There are many versioning system like CVS, SVN, GIT or else. Each one has its specific features. CVS and SVN are centralized, i.e. they have a central repository, a server that stores all the code. GIT was created by Linus Torvalds (who also created the linux kernel) and is distributed, i.e. everybody with a local copy of the program is in essence a repository. I started with SVN and I am now moving to GIT. For starters, I recommend GIT. You can go to Github and set up your system. They have a very easy to use software (too polished, in my opinion but a good start). I have been using SmartSVN and SmartGIT very successfully as well.
Matlab is supposedly capable of integration with versioning softwares but forget about it, it’s not worth your time (in my opinion again).
- Rule number two : avoid code duplication
Now that you have, or plan to, set up source control for your code, how to start organizing?
The very very basic way to organize your code is to make functions. I already talked about this. You need to identify pieces of codes that are used multiple times. Avoid repetitions of code at all costs. If you need to repeat the same code multiple times, you have a design issue to address first. Clarify your ideas and shape your code to make use of functions. I always recommend to first take a piece of paper, sit down with your favorite drink and organize your code before rushing into coding.
- Rule number three : understand how functions can be stored in M-files
Now that you have a bunch of separated functions, how to organize them in files? Rule number three is homework. If you have not done so, you need to understand how functions interact with each others. Indeed there are many many ways to store functions and sub-functions. You can create individual files for each function, create nested functions, make methods in a class objects. M-files can be private or not. They can also be in a package or a function handle and so on. The list is long, I was lost at some point in all the possibilities.

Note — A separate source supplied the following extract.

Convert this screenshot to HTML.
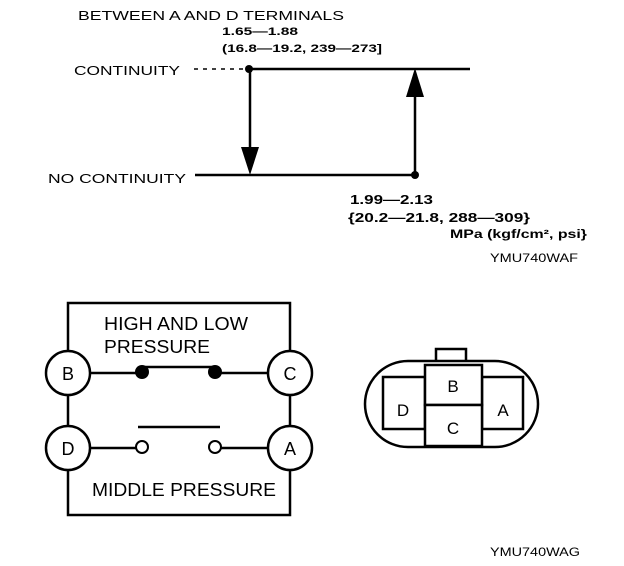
<!DOCTYPE html>
<html><head><style>
html,body{margin:0;padding:0;background:#fff;}
svg{display:block;}
text{font-family:"Liberation Sans",sans-serif;fill:#000;}
</style></head><body>
<svg width="624" height="566" viewBox="0 0 624 566" xmlns="http://www.w3.org/2000/svg">
<g font-size="13">
<text x="78" y="20" textLength="266" lengthAdjust="spacingAndGlyphs">BETWEEN A AND D TERMINALS</text>
<text x="222" y="35" font-size="11" font-weight="bold" textLength="76" lengthAdjust="spacingAndGlyphs">1.65—1.88</text>
<text x="222" y="52" font-size="11" font-weight="bold" textLength="160" lengthAdjust="spacingAndGlyphs">(16.8—19.2, 239—273]</text>
<text x="74" y="75" textLength="106" lengthAdjust="spacingAndGlyphs">CONTINUITY</text>
<text x="48" y="183" textLength="138" lengthAdjust="spacingAndGlyphs">NO CONTINUITY</text>
<text x="350" y="204" font-weight="bold" textLength="83" lengthAdjust="spacingAndGlyphs">1.99—2.13</text>
<text x="348" y="222" font-weight="bold" textLength="182" lengthAdjust="spacingAndGlyphs">{20.2—21.8, 288—309}</text>
<text x="450" y="238" font-size="12" font-weight="bold" textLength="137" lengthAdjust="spacingAndGlyphs">MPa (kgf/cm², psi}</text>
<text x="490" y="262" font-size="12" textLength="88" lengthAdjust="spacingAndGlyphs">YMU740WAF</text>
</g>
<g stroke="#000" stroke-width="2.5" fill="none">
<line x1="194" y1="69" x2="245" y2="69" stroke-dasharray="4,5" stroke-width="1.5"/>
<line x1="249" y1="69" x2="470" y2="69"/>
<line x1="195" y1="175" x2="415" y2="175"/>
<line x1="250" y1="69" x2="250" y2="150"/>
<line x1="415" y1="95" x2="415" y2="175"/>
</g>
<circle cx="249" cy="69" r="4" fill="#000"/>
<circle cx="415" cy="175" r="4" fill="#000"/>
<polygon points="241,147 259,147 250,175" fill="#000"/>
<polygon points="406,97 424,97 415,68" fill="#000"/>

<g stroke="#000" stroke-width="2.5" fill="#fff">
<rect x="68" y="303" width="222" height="212" fill="none"/>
<line x1="90" y1="373" x2="142" y2="373"/>
<line x1="215" y1="373" x2="268" y2="373"/>
<line x1="90" y1="448" x2="136" y2="448"/>
<line x1="221" y1="448" x2="268" y2="448"/>
<line x1="142" y1="367" x2="215" y2="367"/>
<line x1="138" y1="427" x2="220" y2="427"/>
<circle cx="68" cy="373" r="22"/>
<circle cx="290" cy="373" r="22"/>
<circle cx="68" cy="448" r="22"/>
<circle cx="290" cy="448" r="22"/>
<circle cx="142" cy="447" r="6" stroke-width="2"/>
<circle cx="215" cy="447" r="6" stroke-width="2"/>
</g>
<circle cx="142" cy="372" r="7" fill="#000"/>
<circle cx="215" cy="372" r="7" fill="#000"/>
<g font-size="18" text-anchor="middle">
<text x="68" y="380">B</text>
<text x="290" y="380">C</text>
<text x="68" y="455">D</text>
<text x="290" y="455">A</text>
</g>
<text x="104" y="330" font-size="18" textLength="144" lengthAdjust="spacingAndGlyphs">HIGH AND LOW</text>
<text x="104" y="353" font-size="18" textLength="106" lengthAdjust="spacingAndGlyphs">PRESSURE</text>
<text x="92" y="496" font-size="18" textLength="184" lengthAdjust="spacingAndGlyphs">MIDDLE PRESSURE</text>

<g stroke="#000" stroke-width="2.5" fill="#fff">
<rect x="436" y="349" width="30" height="14"/>
<rect x="365" y="361" width="173" height="86" rx="43" ry="43"/>
<rect x="383" y="377" width="42" height="52"/>
<rect x="482" y="377" width="41" height="52"/>
<rect x="425" y="365" width="57" height="40"/>
<rect x="425" y="405" width="57" height="41"/>
</g>
<g font-size="17" text-anchor="middle">
<text x="453" y="392">B</text>
<text x="453" y="434">C</text>
<text x="403" y="416">D</text>
<text x="503" y="416">A</text>
</g>
<text x="490" y="556" font-size="12" textLength="90" lengthAdjust="spacingAndGlyphs">YMU740WAG</text>
</svg>
</body></html>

In my opinion, the best way to decide which particular storage scheme is good for your function is to first find out its scope. Is this function going to be used only locally as a subfunction or is it an important piece of code that is used everywhere all other your program? You need to settle on a scope. Scope is a fundamental concept in programming languages. It is EXTREMELY important that you understand that concept. I invite you to consult the wikipedia page on that subject. Matlab has its own set of rules on that particular subject. These are referred as : function precedence rules. I invite you again to consult the referred page from Mathworks. Most of the time you only have to decide among few options : whether you need to create a nested function, a separated function in your current M-file or a separated function file in another M-file. There are other things to consider like Methods in an Object Oriented file or function handle but let’s start simple. Combining your knowledge on your code scope with the various function scope you can achieve, you should be able to settle upon the best solution.

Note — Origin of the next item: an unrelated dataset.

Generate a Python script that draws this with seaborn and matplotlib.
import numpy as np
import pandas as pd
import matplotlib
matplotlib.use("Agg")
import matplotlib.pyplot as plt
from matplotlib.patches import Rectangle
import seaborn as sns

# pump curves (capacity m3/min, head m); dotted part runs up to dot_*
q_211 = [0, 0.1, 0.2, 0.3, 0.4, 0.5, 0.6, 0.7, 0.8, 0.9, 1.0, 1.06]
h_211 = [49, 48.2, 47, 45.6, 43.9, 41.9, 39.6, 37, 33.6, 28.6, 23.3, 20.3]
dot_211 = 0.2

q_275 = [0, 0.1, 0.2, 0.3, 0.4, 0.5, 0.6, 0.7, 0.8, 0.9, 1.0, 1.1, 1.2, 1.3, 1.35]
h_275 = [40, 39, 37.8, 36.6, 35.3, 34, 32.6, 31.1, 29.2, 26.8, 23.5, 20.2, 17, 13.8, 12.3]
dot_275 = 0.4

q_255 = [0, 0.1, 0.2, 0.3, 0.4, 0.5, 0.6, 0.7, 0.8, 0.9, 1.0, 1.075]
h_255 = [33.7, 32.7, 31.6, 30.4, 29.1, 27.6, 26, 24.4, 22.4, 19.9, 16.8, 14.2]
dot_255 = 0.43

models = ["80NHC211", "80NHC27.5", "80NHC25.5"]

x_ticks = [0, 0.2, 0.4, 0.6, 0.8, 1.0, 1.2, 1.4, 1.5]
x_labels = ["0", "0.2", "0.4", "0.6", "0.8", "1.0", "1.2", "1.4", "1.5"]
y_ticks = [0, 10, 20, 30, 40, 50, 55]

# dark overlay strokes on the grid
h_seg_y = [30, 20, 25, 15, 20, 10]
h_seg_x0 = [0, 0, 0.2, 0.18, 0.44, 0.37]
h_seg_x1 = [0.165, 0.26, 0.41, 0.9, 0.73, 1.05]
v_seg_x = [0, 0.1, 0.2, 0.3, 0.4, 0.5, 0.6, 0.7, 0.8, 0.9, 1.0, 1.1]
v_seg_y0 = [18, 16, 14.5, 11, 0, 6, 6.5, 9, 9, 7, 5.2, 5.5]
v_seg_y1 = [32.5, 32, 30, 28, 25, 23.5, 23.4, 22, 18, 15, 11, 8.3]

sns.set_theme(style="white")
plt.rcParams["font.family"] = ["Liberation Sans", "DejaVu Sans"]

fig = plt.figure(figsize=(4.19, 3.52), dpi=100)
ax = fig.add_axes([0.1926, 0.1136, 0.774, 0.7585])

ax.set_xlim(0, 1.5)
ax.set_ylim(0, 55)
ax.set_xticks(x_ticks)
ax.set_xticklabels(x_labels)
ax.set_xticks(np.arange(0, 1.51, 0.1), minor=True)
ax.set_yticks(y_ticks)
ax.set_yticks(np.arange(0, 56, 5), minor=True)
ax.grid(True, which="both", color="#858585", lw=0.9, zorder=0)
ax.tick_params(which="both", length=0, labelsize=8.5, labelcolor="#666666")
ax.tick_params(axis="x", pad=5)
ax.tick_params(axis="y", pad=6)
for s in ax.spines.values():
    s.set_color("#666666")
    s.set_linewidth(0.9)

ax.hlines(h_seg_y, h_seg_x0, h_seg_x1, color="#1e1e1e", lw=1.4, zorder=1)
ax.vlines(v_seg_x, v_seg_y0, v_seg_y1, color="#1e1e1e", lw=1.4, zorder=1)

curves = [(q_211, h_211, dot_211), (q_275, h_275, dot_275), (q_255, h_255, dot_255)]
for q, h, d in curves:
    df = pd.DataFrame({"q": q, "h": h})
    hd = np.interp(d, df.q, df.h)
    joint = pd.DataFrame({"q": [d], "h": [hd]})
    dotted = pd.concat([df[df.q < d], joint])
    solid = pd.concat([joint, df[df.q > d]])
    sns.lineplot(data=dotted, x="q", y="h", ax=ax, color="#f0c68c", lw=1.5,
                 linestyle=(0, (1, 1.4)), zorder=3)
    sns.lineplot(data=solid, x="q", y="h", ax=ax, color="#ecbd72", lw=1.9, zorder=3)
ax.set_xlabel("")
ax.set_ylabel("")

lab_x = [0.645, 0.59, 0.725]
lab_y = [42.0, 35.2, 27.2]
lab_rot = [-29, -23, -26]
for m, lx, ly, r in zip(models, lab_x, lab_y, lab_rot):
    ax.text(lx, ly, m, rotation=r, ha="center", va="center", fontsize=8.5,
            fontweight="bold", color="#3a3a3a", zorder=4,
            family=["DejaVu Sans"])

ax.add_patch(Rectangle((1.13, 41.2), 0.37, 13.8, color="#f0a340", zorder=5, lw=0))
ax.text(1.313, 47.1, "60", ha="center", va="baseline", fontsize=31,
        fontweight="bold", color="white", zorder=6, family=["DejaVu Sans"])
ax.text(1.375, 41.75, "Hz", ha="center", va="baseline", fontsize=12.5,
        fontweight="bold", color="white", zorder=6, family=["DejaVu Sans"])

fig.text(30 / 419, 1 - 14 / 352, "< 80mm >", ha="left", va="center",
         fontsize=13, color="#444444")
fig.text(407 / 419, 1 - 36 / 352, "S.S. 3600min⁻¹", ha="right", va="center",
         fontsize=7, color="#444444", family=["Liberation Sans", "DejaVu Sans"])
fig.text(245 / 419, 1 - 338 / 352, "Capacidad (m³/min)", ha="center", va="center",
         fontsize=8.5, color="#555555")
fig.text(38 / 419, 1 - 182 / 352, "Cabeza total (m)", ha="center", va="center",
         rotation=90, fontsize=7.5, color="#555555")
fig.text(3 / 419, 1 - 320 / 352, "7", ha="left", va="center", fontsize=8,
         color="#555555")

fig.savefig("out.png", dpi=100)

- Rule number four : understand how M-files can be organized in folders
Most file systems are hierarchical nowadays, files stand on a tree. So to organize your files, you must organize them as a hierarchy where each branch is a folder. Unfortunately (to my opinion), Matlab does not always organize its code files as a hierarchy, instead it uses its already mentioned precedence rules to find code. Again, it is important you understand these rules as you create your hierarchy of folders. In that regards, there are several important different ‘types’ of folder than you can make in Matlab.
- Standard folders can be added to the path of matlab using addpath. Code in there will be immediately available everywhere if it is on top of the precedence rules. Keep in mind that Matlab doesn’t care at which level your file is in the hierarchy of folders. What matters is the order of its own search path. I am not sure I consider this very elegant but that’s the way it works.

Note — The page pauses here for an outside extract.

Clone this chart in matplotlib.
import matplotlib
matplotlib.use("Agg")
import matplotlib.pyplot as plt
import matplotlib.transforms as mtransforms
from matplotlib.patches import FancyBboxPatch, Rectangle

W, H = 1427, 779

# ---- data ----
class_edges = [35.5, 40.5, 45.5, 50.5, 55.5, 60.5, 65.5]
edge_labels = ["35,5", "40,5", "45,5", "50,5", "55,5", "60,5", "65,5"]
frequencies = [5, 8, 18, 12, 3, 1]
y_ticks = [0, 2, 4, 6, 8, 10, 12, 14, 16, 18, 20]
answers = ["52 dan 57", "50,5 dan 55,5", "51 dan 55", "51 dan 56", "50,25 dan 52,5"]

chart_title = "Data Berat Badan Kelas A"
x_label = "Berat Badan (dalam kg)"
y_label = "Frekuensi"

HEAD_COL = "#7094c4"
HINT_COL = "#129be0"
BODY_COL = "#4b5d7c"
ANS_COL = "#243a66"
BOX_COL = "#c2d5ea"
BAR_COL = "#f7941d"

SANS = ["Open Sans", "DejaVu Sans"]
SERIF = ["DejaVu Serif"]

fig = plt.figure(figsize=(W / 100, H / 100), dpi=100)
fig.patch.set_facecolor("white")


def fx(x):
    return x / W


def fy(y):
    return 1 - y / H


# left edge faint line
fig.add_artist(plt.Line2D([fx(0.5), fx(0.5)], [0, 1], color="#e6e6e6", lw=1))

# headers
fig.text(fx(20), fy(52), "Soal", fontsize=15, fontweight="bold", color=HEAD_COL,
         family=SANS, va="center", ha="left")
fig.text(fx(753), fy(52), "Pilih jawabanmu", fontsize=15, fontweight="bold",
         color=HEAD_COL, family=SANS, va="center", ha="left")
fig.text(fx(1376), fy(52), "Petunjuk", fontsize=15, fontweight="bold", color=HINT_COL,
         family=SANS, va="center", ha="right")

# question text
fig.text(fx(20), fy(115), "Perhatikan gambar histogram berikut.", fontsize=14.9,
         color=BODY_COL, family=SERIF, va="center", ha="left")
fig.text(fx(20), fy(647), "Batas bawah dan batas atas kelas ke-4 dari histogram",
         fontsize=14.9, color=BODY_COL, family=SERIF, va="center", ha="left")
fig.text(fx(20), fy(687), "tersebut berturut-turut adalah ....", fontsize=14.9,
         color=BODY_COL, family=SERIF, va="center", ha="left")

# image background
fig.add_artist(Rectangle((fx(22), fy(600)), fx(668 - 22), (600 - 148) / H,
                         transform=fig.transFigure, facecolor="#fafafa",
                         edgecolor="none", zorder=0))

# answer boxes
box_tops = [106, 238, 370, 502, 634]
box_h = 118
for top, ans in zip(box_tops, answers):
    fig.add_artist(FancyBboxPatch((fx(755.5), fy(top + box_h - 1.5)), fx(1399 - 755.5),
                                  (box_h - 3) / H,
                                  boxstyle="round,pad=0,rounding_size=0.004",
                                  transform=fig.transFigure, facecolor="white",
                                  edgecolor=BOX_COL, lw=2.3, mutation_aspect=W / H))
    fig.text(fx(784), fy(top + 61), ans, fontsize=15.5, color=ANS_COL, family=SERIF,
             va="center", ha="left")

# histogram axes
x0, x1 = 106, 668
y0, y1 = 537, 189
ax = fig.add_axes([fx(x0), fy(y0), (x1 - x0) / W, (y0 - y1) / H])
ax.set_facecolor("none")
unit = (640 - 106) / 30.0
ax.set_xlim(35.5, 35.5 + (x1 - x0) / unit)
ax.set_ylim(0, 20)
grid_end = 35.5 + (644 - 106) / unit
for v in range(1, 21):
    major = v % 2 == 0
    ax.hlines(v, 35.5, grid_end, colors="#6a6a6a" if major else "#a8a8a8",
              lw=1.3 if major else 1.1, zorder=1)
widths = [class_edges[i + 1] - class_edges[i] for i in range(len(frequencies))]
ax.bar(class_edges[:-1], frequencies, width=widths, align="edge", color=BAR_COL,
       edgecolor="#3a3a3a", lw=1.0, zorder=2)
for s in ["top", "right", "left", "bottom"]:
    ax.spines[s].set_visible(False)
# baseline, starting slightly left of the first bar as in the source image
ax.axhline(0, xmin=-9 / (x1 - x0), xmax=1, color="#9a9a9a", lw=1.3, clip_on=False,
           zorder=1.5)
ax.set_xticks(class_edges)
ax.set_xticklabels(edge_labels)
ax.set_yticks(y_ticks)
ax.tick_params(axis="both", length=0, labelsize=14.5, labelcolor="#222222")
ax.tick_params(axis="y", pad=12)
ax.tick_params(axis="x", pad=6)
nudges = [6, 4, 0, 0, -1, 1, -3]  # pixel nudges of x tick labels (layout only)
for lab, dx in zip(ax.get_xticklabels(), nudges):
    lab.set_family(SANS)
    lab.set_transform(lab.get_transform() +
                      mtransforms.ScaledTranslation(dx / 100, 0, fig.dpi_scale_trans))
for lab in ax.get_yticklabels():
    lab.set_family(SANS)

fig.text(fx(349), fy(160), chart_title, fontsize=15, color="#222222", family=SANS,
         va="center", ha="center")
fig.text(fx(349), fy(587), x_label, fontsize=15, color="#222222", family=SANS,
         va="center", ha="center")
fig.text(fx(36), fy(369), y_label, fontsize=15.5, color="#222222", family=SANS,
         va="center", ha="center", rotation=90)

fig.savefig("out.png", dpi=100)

- private folders : Just create a folder named ‘private’ and only the M-file that are next to or in the folder will see the functions in the folder. These folders are useful if your function are only relevant to local files, you want to protect them from overloading and/or you want to reuse these function names in another location.
- + or package folders : This is useful if you are going for something large. Package folder are probably familiar to all Java users. The advantage here is that code can be really organized as a hierarchy. Basically if you place code names ‘test.m’ in a folder called ‘+foo’, you will need to type in foo.test to access that function or use the import function to bring the scope of these functions local.
- @ or class folders : This is useful if you go in Object Oriented programming and starting making very large classes. The last two categories,+ and @, can be combined if you have multiple classes.
- Last rule : Keep your main file short
This rule is just from my gut feeling. Most programs have a main M-file. This is usually the one you started with. We always have the tendency to accumulate code in this file. Try to break into that habit and send as much code as possible to sub-files. Usually the shorter the main file is, the easier the program is to maintain and read.
And you, how do you organize your files?